Start Records for processing
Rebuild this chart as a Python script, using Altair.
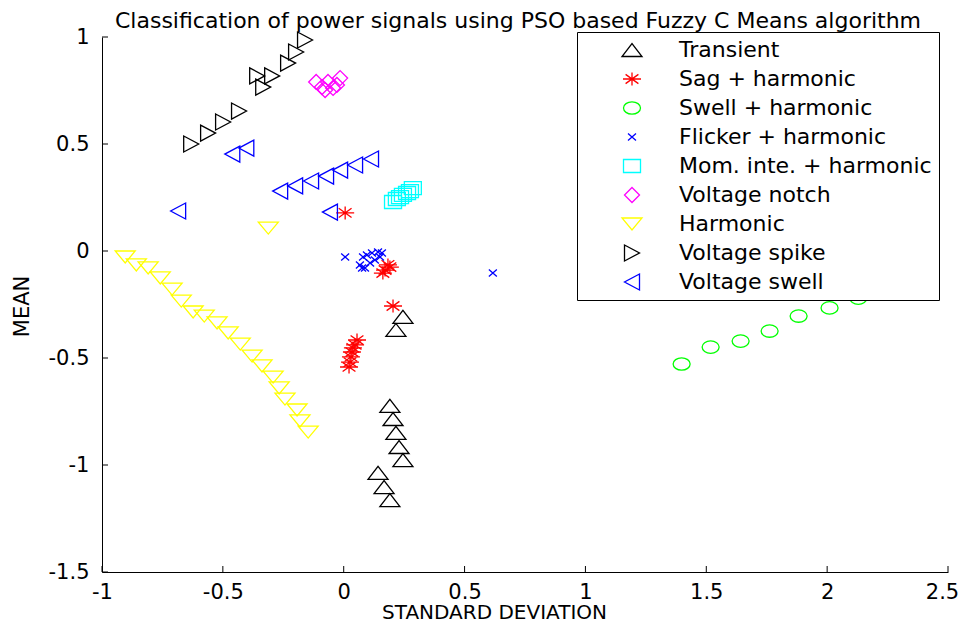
import altair as alt
import pandas as pd

title_text = "Classification of power signals using PSO based Fuzzy C Means algorithm"
categories = ["Transient", "Sag + harmonic", "Swell + harmonic", "Flicker + harmonic",
              "Mom. inte. + harmonic", "Voltage notch", "Harmonic", "Voltage spike", "Voltage swell"]
colors = ["#000000", "#FF0000", "#00FF00", "#0000FF", "#00FFFF", "#FF00FF", "#FFFF00", "#000000", "#0000FF"]
shapes = [
    "M-1,0.65L1,0.65L0,-0.65Z",                                   # triangle up
    "M-0.9,0L0.9,0M0,-0.65L0,0.65M-0.64,-0.46L0.64,0.46M-0.64,0.46L0.64,-0.46",  # asterisk
    "M-0.85,0A0.85,0.62,0,1,0,0.85,0A0.85,0.62,0,1,0,-0.85,0Z",   # circle
    "M-0.4,-0.35L0.4,0.35M-0.4,0.35L0.4,-0.35",                   # x
    "M-0.85,-0.65L0.85,-0.65L0.85,0.65L-0.85,0.65Z",              # square
    "M0,-0.75L0.75,0L0,0.75L-0.75,0Z",                            # diamond
    "M-1,-0.6L1,-0.6L0,0.6Z",                                     # triangle down
    "M-0.75,-0.8L0.75,0L-0.75,0.8Z",                              # triangle right
    "M0.75,-0.8L-0.75,0L0.75,0.8Z",                               # triangle left
]

transient_x = [0.245, 0.216, 0.191, 0.204, 0.216, 0.229, 0.245, 0.142, 0.167, 0.191]
transient_y = [-0.308, -0.369, -0.724, -0.785, -0.850, -0.916, -0.977, -1.037, -1.103, -1.164]

sag_x = [0.006, 0.183, 0.171, 0.162, 0.191, 0.204, 0.055, 0.047, 0.038, 0.034, 0.030, 0.026, 0.022]
sag_y = [0.178, -0.065, -0.089, -0.103, -0.075, -0.257, -0.416, -0.439, -0.453, -0.472, -0.495, -0.519, -0.542]

swellh_x = [1.398, 1.518, 1.642, 1.762, 1.882, 2.010, 2.129]
swellh_y = [-0.528, -0.449, -0.421, -0.374, -0.304, -0.266, -0.220]

flicker_x = [0.006, 0.080, 0.096, 0.117, 0.142, 0.158, 0.067, 0.088, 0.109, 0.129, 0.150, 0.076, 0.617]
flicker_y = [-0.028, -0.028, -0.019, -0.009, -0.005, -0.009, -0.065, -0.079, -0.056, -0.042, -0.028, -0.079, -0.103]

mom_x = [0.204, 0.220, 0.233, 0.245, 0.262, 0.274, 0.286]
mom_y = [0.229, 0.243, 0.252, 0.262, 0.271, 0.280, 0.294]

notch_x = [-0.114, -0.090, -0.065, -0.044, -0.015, -0.028, -0.077]
notch_y = [0.790, 0.766, 0.790, 0.762, 0.808, 0.776, 0.752]

harm_x = [-0.904, -0.858, -0.809, -0.759, -0.710, -0.672, -0.623, -0.577, -0.524, -0.478,
          -0.428, -0.379, -0.338, -0.292, -0.267, -0.243, -0.193, -0.181, -0.147, -0.312]
harm_y = [-0.028, -0.065, -0.079, -0.126, -0.178, -0.234, -0.285, -0.304, -0.336, -0.383,
          -0.435, -0.491, -0.537, -0.589, -0.640, -0.692, -0.743, -0.794, -0.846, 0.107]

spike_x = [-0.160, -0.197, -0.230, -0.296, -0.358, -0.333, -0.433, -0.499, -0.561, -0.631]
spike_y = [0.986, 0.930, 0.878, 0.818, 0.818, 0.766, 0.654, 0.603, 0.551, 0.500]

vswell_x = [-0.685, -0.461, -0.403, -0.263, -0.201, -0.135, -0.073, -0.015, 0.047, 0.113, -0.057]
vswell_y = [0.187, 0.453, 0.481, 0.280, 0.304, 0.327, 0.350, 0.378, 0.402, 0.430, 0.182]

x_ticks = [-1, -0.5, 0, 0.5, 1, 1.5, 2, 2.5]
y_ticks = [-1.5, -1, -0.5, 0, 0.5, 1]

all_x = [transient_x, sag_x, swellh_x, flicker_x, mom_x, notch_x, harm_x, spike_x, vswell_x]
all_y = [transient_y, sag_y, swellh_y, flicker_y, mom_y, notch_y, harm_y, spike_y, vswell_y]

rows = []
for cat, xs, ys in zip(categories, all_x, all_y):
    for xv, yv in zip(xs, ys):
        rows.append({"series": cat, "x": xv, "y": yv})
df = pd.DataFrame(rows)

FONT = "DejaVu Sans"
W, H = 846, 535

xscale = alt.Scale(domain=[-1, 2.5], nice=False, zero=False)
yscale = alt.Scale(domain=[-1.5, 1], nice=False, zero=False)

xaxis = alt.Axis(values=x_ticks, grid=False, tickSize=0, labelPadding=9, labelFlush=False,
                 labelOverlap=False, labelExpr="'' + datum.value",
                 labelOffset={"condition": {"test": "datum.value == 2.5", "value": -6}, "value": 0},
                 titleFontSize=20, titleX=392, titleY=46, titleBaseline="alphabetic",
                 titleAlign="center")
yaxis = alt.Axis(values=y_ticks, grid=False, tickSize=0, labelPadding=13, labelFlush=False,
                 labelOverlap=False, labelExpr="'' + datum.value",
                 titleX=-80, titleY=269, titleBaseline="middle", titleAlign="center")

leg = alt.Legend(title=None, orient="none", legendX=475, legendY=-5,
                 fillColor="white", strokeColor="black", padding=7,
                 symbolOffset=37, labelOffset=36, rowPadding=7,
                 labelFontSize=22, labelFont=FONT, labelColor="black",
                 symbolSize=400, symbolStrokeWidth=1.3, labelLimit=500)

points = alt.Chart(df).mark_point(filled=False, size=400, strokeWidth=1.3, opacity=1).encode(
    x=alt.X("x:Q", scale=xscale, axis=xaxis, title="STANDARD DEVIATION"),
    y=alt.Y("y:Q", scale=yscale, axis=yaxis, title="MEAN"),
    color=alt.Color("series:N", scale=alt.Scale(domain=categories, range=colors), legend=leg),
    shape=alt.Shape("series:N", scale=alt.Scale(domain=categories, range=shapes), legend=leg),
)

xt = alt.Chart(pd.DataFrame({"v": x_ticks})).mark_rule(color="black", strokeWidth=1).encode(
    x=alt.X("v:Q", scale=xscale, axis=xaxis, title="STANDARD DEVIATION"),
    y=alt.value(H), y2=alt.value(H - 6))
yt = alt.Chart(pd.DataFrame({"v": y_ticks})).mark_rule(color="black", strokeWidth=1).encode(
    y=alt.Y("v:Q", scale=yscale, axis=yaxis, title="MEAN"),
    x=alt.value(0), x2=alt.value(6))

ttl = alt.Chart(pd.DataFrame({"t": [title_text]})).mark_text(
    font=FONT, fontSize=22, color="black", align="center", baseline="alphabetic"
).encode(text="t:N", x=alt.value(416), y=alt.value(-9))

chart = alt.layer(points, xt, yt, ttl).properties(
    width=W, height=H,
    autosize=alt.AutoSizeParams(type="none"),
    padding={"left": 94, "top": 29, "right": 11, "bottom": 47},
).configure_view(stroke=None).configure_axis(
    domainColor="black", domainWidth=1, labelColor="black", labelFont=FONT, labelFontSize=21,
    titleFont=FONT, titleFontSize=21, titleFontWeight="normal", titleColor="black"
)

chart.save("out.html", embed_options={"renderer": "svg", "actions": False})
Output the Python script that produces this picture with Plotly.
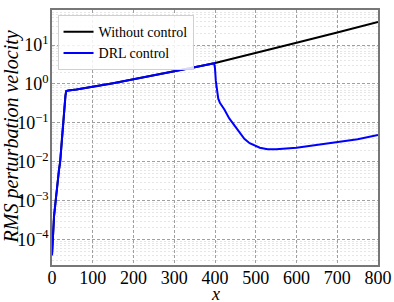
import plotly.graph_objects as go

# shared part (both cases identical up to x ~ 400)
x_common = [0, 2, 5, 9, 13, 17, 20, 24, 27, 30, 33, 35, 40, 60, 80, 100, 150, 200, 250, 300, 350, 398]
v_common = [4e-5, 1.2e-4, 4e-4, 1e-3, 3e-3, 6e-3, 1e-2, 3.5e-2, 0.1, 0.25, 0.5, 0.66, 0.68, 0.72, 0.78, 0.84,
            1.05, 1.32, 1.65, 2.1, 2.7, 3.4]

# without control, x > 400
x_free = [450, 500, 600, 700, 800]
v_free = [4.6, 6.2, 11.5, 21, 39]

# DRL control, x > 400
x_drl = [400, 402, 405, 408, 412, 423, 435, 448, 460, 472, 485, 497, 510, 529, 550, 600, 650, 700, 750, 800]
v_drl = [2.5, 1.2, 0.6, 0.42, 0.33, 0.22, 0.13, 0.083, 0.055, 0.039, 0.030, 0.026, 0.023, 0.021, 0.021,
         0.023, 0.027, 0.031, 0.038, 0.049]

y_tick_vals = [1e-4, 1e-3, 1e-2, 1e-1, 1e0, 1e1]
y_tick_text = ["10<sup>\u22124</sup>", "10<sup>\u22123</sup>", "10<sup>\u22122</sup>",
               "10<sup>\u22121</sup>", "10<sup>0</sup>", "10<sup>1</sup>"]
x_tick_vals = [0, 100, 200, 300, 400, 500, 600, 700, 800]

minor_vals = [m * 10.0 ** e for e in range(-5, 2) for m in range(2, 10)]

FONT = "Liberation Serif, Times New Roman, serif"

fig = go.Figure()
fig.add_trace(go.Scatter(x=x_common + x_free, y=v_common + v_free, mode="lines",
                         name="Without control", line=dict(color="black", width=2)))
fig.add_trace(go.Scatter(x=x_common + x_drl, y=v_common + v_drl, mode="lines",
                         name="DRL control", line=dict(color="#0000ff", width=2)))

fig.update_layout(
    width=394, height=302,
    margin=dict(l=52, r=16, t=10, b=37),
    plot_bgcolor="white", paper_bgcolor="white",
    font=dict(family=FONT, size=18, color="black"),
    showlegend=True,
    legend=dict(x=0.017, y=0.98, xanchor="left", yanchor="top",
                bgcolor="rgba(255,255,255,0.85)", bordercolor="#d0d0d0", borderwidth=1,
                font=dict(family=FONT, size=14), tracegroupgap=0, itemwidth=30),
    annotations=[
        dict(text="<i>x</i>", xref="paper", yref="paper", x=0.5, y=0, yshift=-29,
             xanchor="center", yanchor="middle", showarrow=False, font=dict(family=FONT, size=18)),
        dict(text="<i>RMS perturbation velocity</i>", xref="paper", yref="paper", x=0, y=0.5,
             xshift=-41, xanchor="center", yanchor="middle", textangle=-90, showarrow=False,
             font=dict(family=FONT, size=20)),
    ],
)
fig.update_xaxes(
    range=[0, 800], tickvals=x_tick_vals, ticks="", showline=True, mirror=True, automargin=False,
    linecolor="#777", linewidth=1.5, showgrid=True, gridcolor="#a0a0a0", griddash="3px,2px", gridwidth=1,
    zeroline=False, tickfont=dict(family=FONT, size=18), ticklabelstandoff=-4,
)
fig.update_yaxes(
    type="log", range=[-4.65, 1.9], tickvals=y_tick_vals, ticktext=y_tick_text, ticks="", automargin=False,
    showline=True, mirror=True, linecolor="#777", linewidth=1.5,
    showgrid=True, gridcolor="#a0a0a0", griddash="3px,2px", gridwidth=1,
    minor=dict(tickvals=minor_vals, showgrid=True, gridcolor="#e6e6e6", griddash="2px,2px", gridwidth=1, ticks=""),
    zeroline=False, tickfont=dict(family=FONT, size=18), ticklabelstandoff=-2,
)

fig.write_html("out.html", config={"displayModeBar": False},
               post_script="document.body.style.margin='0';")
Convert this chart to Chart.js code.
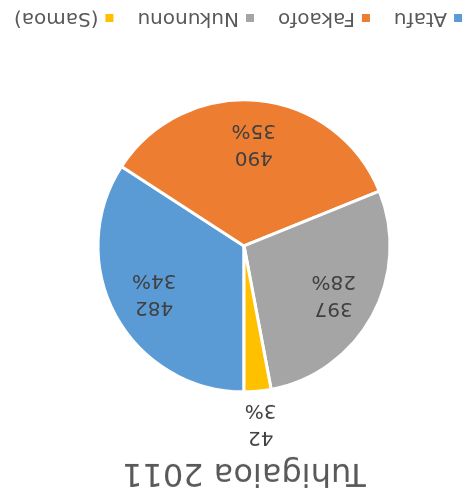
<!DOCTYPE html>
<html lang="en">
<head>
  <meta charset="UTF-8">
  <title>Tuhigaioa 2011</title>
  <script src="https://cdn.jsdelivr.net/npm/chart.js"></script>
  <style>
    body {
      margin: 0;
      background: #fff;
    }
    #wrap {
      width: 471px;
      height: 492px;
      transform: rotate(180deg);
    }
  </style>
</head>
<body>

  <div id="wrap">
    <canvas id="grafico"></canvas>
  </div>

  <script>
    const titolo = 'Tuhigaioa 2011';
    const categorie = ['Atafu', 'Fakaofo', 'Nukunonu', '(Samoa)'];
    const valori = [482, 490, 397, 42];
    const colori = ['#5B9BD5', '#ED7D31', '#A5A5A5', '#FFC000'];

    const totale = valori.reduce((acc, v) => acc + v, 0);
    const FONT = '"DejaVu Sans", sans-serif';

    // etichette: valore sopra, percentuale sotto
    const etichette = {
      id: 'etichette',
      afterDatasetsDraw(chart) {
        const ctx = chart.ctx;
        const meta = chart.getDatasetMeta(0);
        ctx.save();
        ctx.font = '20px ' + FONT;
        ctx.fillStyle = '#404040';
        ctx.textAlign = 'center';
        ctx.textBaseline = 'middle';
        meta.data.forEach((arc, i) => {
          const p = arc.getProps(['x', 'y', 'startAngle', 'endAngle', 'outerRadius'], true);
          const mid = (p.startAngle + p.endAngle) / 2;
          const quota = valori[i] / totale;
          const dist = quota < 0.05 ? p.outerRadius + 33 : p.outerRadius * 0.7;
          const x = p.x + Math.cos(mid) * dist;
          const y = p.y + Math.sin(mid) * dist;
          ctx.fillText(String(valori[i]), x, y - 13);
          ctx.fillText(Math.round(quota * 100) + '%', x, y + 14);
        });
        ctx.restore();
      }
    };

    // legenda in basso
    const legenda = {
      id: 'legenda',
      afterDraw(chart) {
        const ctx = chart.ctx;
        ctx.save();
        ctx.font = '20px ' + FONT;
        ctx.textBaseline = 'middle';
        const box = 8, gapTesto = 7, gapVoce = 24;
        const larghezze = categorie.map(c => ctx.measureText(c).width);
        let tot = larghezze.reduce((a, w) => a + box + gapTesto + w, 0) + gapVoce * (categorie.length - 1);
        let x = 233 - tot / 2;
        const y = 474;
        categorie.forEach((c, i) => {
          ctx.fillStyle = colori[i];
          ctx.fillRect(x, y - box / 2, box, box);
          x += box + gapTesto;
          ctx.fillStyle = '#595959';
          ctx.fillText(c, x, y);
          x += larghezze[i] + gapVoce;
        });
        ctx.restore();
      }
    };

    const ctx = document.getElementById('grafico').getContext('2d');
    const grafico = new Chart(ctx, {
      type: 'pie',
      data: {
        labels: categorie,
        datasets: [{
          data: valori,
          backgroundColor: colori,
          borderColor: '#ffffff',
          borderWidth: 3,
          radius: 146
        }]
      },
      options: {
        responsive: true,
        maintainAspectRatio: false,
        animation: false,
        layout: {
          padding: { top: 0, right: 17, bottom: 39, left: 0 }
        },
        plugins: {
          legend: { display: false },
          tooltip: { enabled: false },
          title: {
            display: true,
            text: titolo,
            color: '#595959',
            font: { family: FONT, size: 32, weight: 'normal', lineHeight: 1.1 },
            padding: { top: 2, bottom: 2 }
          }
        }
      },
      plugins: [etichette, legenda]
    });
  </script>
</body>
</html>
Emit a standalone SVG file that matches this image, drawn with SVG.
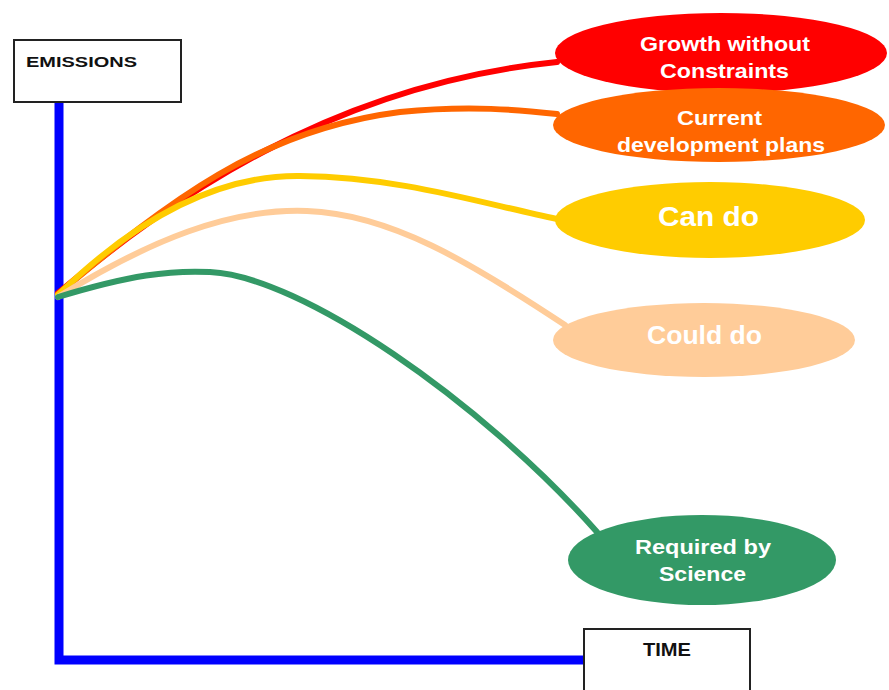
<svg xmlns="http://www.w3.org/2000/svg" width="889" height="690" viewBox="0 0 889 690">
<style>
.box{fill:#fff;stroke:#222;stroke-width:2}
.ax{fill:none;stroke:#0000ff;stroke-width:9}
.c{fill:none;stroke-width:6;stroke-linecap:round}
.lbl{font-family:"Liberation Sans",Arial,sans-serif;font-weight:bold;fill:#fff;text-anchor:middle}
.ttl{font-family:"Liberation Sans",Arial,sans-serif;font-weight:bold;fill:#111}
</style>
<rect width="889" height="690" fill="#fff"/>
<g id="axes">
<path class="ax" d="M59,102 V660 H585"/>
</g>
<g id="emissions"><rect class="box" x="14" y="40" width="167" height="62"/><text class="ttl" font-size="15" x="26" y="67" textLength="111" lengthAdjust="spacingAndGlyphs">EMISSIONS</text></g>
<g id="time"><rect class="box" x="584" y="629" width="166" height="70"/><text class="ttl" font-size="18" x="643" y="656" textLength="48" lengthAdjust="spacingAndGlyphs">TIME</text></g>
<g id="connectors">
<path class="c" stroke="#ff0000" d="M58,293 C170,200 330,85 557,62"/>
<path class="c" stroke="#ff6600" d="M58,294 C170,200 260,130 400,112 C470,105 520,110 557,114"/>
<path class="c" stroke="#ffcc00" d="M58,295 C140,215 220,175 300,176 C400,177 480,203 557,219"/>
<path class="c" stroke="#ffcc99" d="M58,297 C150,240 230,208 307,211 C390,214 470,262 565,325"/>
<path class="c" stroke="#339966" stroke-width="5" d="M58,297 C130,275 170,270 210,272 C300,276 480,400 597,532"/>
</g>
<g id="growth"><ellipse cx="721" cy="53" rx="166" ry="40" fill="#ff0000"/><text class="lbl" font-size="21" x="725" y="51" textLength="170" lengthAdjust="spacingAndGlyphs">Growth without</text><text class="lbl" font-size="21" x="724.5" y="78" textLength="129" lengthAdjust="spacingAndGlyphs">Constraints</text></g>
<g id="current"><ellipse cx="719" cy="125" rx="166" ry="37" fill="#ff6600"/><text class="lbl" font-size="21" x="719.5" y="125" textLength="85" lengthAdjust="spacingAndGlyphs">Current</text><text class="lbl" font-size="21" x="721" y="152" textLength="208" lengthAdjust="spacingAndGlyphs">development plans</text></g>
<g id="cando"><ellipse cx="710" cy="220" rx="155" ry="38" fill="#ffcc00"/><text class="lbl" font-size="28" x="708.5" y="226" textLength="101" lengthAdjust="spacingAndGlyphs">Can do</text></g>
<g id="coulddo"><ellipse cx="704" cy="340" rx="151" ry="37" fill="#ffcc99"/><text class="lbl" font-size="25" x="704.5" y="344" textLength="115" lengthAdjust="spacingAndGlyphs">Could do</text></g>
<g id="science"><ellipse cx="702" cy="560" rx="134" ry="45" fill="#339966"/><text class="lbl" font-size="21" x="703" y="554" textLength="136" lengthAdjust="spacingAndGlyphs">Required by</text><text class="lbl" font-size="21" x="702.5" y="581" textLength="87" lengthAdjust="spacingAndGlyphs">Science</text></g>
</svg>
End Records for processing
● **Task details**:
Your task is to repeat the opening line of the entries above and each line after it, ending with the line that has "import pandas as pd". Do not include the pictures.

● **Answer to the task**:
Rebuild this chart as a Python script, using Altair.
import altair as alt
import pandas as pd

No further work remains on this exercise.